Why I Celebrate Easter Everyday

Easter bunnies. A bloody cross. Luscious yellow Peeps. A deadly betrayal. Would you believe me if I said all of these things were like the other?

The secularization of religious holidays is nothing new. Baby Jesus vs. Santa Claus is hardly an argument anymore; Christmas simply has two different definitions, applicable to two different ways of life.

Growing up in a Southern Baptist church means I’ve known the religious stories behind both holidays my entire life. Christmas celebrates when God sent down his Son to be born of a virgin, destined to save humanity from sin. Easter celebrates the Son’s death on the Cross, which fulfilled the prophecy and gave all believers everlasting life.

For many, Easter is about spending time with family, springtime, and candy—beautiful things on their own, but only a fraction of what Christians celebrate. Instead, Easter for Christians is about a wicked death, an awesome miracle, and an amazing gift.

You see, my favorite thing about being a Christian has always been the promise of grace. No matter how sinful I am, no matter how many times I screw up, I know that I am always forgiven because someone has already atoned for anything and everything I may do wrong. Someone took that burden from me and carried it on his back all the way to a hilltop, so He could hang on the Cross. He gave up His life so that I can be free.

Good Friday, which honors this sacrifice, more or less means the same thing to everyone who celebrates it, because it hasn’t been secularized. But Easter Sunday itself, which originated to honor the resurrection, now means many different things to many different people.

I sometimes hear fellow Christians turn their noses up at this, mumbling about how we should strive to preserve the original sanctity of the holiday. I don’t think it’s as big of a deal as much as people make it out to be. Like any religious holiday, no matter how much the Hallmark card industry secularizes Easter, the flip side to your personal celebration doesn’t have to affect how you spend the day.

I don’t know what a “secular” Christmas or Easter celebration is like. All I know is that it probably consists of Sunday brunch, egg decorating and/or hunting, and giant chocolate bunnies. I’m guessing there’s no 11 o’clock church service, especially long blessing, or Scripture reading. I’ll never be able to separate Easter from the promise of grace, but I don’t think I’ll ever want to. My definition of Easter, like that of many other Christians, is always going to be a little heavier. There’s always going to be a little mourning and a lot of gratitude.

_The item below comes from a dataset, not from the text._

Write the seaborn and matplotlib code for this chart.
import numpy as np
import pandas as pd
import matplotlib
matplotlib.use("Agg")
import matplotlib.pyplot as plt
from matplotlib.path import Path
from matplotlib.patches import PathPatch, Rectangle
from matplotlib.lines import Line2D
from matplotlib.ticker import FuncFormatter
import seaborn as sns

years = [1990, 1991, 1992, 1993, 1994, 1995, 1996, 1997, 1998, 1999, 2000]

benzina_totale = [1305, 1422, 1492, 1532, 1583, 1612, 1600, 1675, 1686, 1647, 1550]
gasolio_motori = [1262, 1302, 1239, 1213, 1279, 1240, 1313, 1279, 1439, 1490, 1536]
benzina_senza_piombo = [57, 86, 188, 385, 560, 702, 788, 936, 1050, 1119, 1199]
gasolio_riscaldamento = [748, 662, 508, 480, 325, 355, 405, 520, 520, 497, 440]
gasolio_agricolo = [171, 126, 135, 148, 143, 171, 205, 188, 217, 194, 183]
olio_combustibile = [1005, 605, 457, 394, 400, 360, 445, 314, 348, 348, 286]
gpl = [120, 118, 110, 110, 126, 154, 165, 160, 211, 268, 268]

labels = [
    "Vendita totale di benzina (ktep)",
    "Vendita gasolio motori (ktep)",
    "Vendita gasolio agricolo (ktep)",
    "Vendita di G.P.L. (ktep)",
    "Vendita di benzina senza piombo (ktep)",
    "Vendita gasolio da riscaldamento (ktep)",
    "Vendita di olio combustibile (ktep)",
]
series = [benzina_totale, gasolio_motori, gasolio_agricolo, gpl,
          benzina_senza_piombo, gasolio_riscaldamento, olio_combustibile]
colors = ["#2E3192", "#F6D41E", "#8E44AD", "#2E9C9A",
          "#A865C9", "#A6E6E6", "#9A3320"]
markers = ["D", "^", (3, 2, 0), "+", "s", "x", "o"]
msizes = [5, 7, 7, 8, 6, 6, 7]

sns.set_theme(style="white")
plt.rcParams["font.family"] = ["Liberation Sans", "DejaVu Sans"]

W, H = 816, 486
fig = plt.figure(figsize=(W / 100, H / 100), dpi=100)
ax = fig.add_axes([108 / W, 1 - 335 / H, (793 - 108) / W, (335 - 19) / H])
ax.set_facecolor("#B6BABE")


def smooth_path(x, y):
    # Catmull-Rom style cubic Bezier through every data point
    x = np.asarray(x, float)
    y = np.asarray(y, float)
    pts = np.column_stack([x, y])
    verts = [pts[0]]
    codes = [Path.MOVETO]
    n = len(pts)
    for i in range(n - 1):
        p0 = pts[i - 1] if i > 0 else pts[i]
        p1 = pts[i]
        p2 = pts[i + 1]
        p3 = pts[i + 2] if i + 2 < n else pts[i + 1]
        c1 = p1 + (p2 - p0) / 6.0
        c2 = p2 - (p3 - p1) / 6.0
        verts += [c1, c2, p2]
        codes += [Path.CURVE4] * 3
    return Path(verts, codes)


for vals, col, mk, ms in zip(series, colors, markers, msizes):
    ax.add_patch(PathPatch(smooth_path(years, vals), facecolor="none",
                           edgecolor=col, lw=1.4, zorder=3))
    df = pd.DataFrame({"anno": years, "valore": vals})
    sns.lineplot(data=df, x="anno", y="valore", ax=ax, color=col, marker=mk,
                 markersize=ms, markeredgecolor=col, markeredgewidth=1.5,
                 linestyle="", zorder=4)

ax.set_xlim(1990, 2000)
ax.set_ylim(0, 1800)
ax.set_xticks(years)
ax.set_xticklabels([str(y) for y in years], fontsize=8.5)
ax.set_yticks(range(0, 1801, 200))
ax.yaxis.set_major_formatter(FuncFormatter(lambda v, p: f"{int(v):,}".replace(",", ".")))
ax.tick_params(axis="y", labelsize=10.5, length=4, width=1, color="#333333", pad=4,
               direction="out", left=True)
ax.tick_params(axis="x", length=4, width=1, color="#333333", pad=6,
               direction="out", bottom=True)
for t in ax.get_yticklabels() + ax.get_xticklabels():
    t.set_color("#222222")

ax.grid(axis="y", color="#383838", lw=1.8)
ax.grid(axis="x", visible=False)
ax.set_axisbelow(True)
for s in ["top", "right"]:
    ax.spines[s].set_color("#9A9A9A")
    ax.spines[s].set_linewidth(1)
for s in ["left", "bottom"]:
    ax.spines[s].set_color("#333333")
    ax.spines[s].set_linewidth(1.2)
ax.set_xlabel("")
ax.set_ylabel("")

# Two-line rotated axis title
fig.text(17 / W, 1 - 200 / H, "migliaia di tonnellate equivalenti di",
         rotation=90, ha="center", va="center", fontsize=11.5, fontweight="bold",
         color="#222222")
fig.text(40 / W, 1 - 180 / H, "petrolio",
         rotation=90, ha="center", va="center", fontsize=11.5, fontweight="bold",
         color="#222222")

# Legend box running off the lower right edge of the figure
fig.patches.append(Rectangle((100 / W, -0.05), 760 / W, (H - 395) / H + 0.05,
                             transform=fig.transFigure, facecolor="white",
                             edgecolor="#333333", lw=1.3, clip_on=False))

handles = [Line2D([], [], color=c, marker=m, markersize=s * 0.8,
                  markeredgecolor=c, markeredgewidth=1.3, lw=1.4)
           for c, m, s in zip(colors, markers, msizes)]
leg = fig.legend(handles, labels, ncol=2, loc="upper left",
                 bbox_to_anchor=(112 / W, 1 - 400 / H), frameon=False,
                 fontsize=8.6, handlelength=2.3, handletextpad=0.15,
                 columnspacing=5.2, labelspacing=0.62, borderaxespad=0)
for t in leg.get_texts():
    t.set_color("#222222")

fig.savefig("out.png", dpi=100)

Easter for me will never be a holiday that comes and goes with Walmart’s seasonal shelves. In fact, it’s something I celebrate year around, whether or not I recognize it as such. Easter is the remembrance of a wonderful sacrifice and the commemoration of a wonderful miracle. It’s something that affects me every day, because everyday I screw up and everyday I am forgiven.

If you celebrate Santa Claus instead of the baby Jesus and the Easter bunny instead of the Cross, that’s great. There’s two sides to every coin. The bottom line is that I hope your Easter is full to the brim with beautiful things, whether or not that means the same thing to you as it does to me.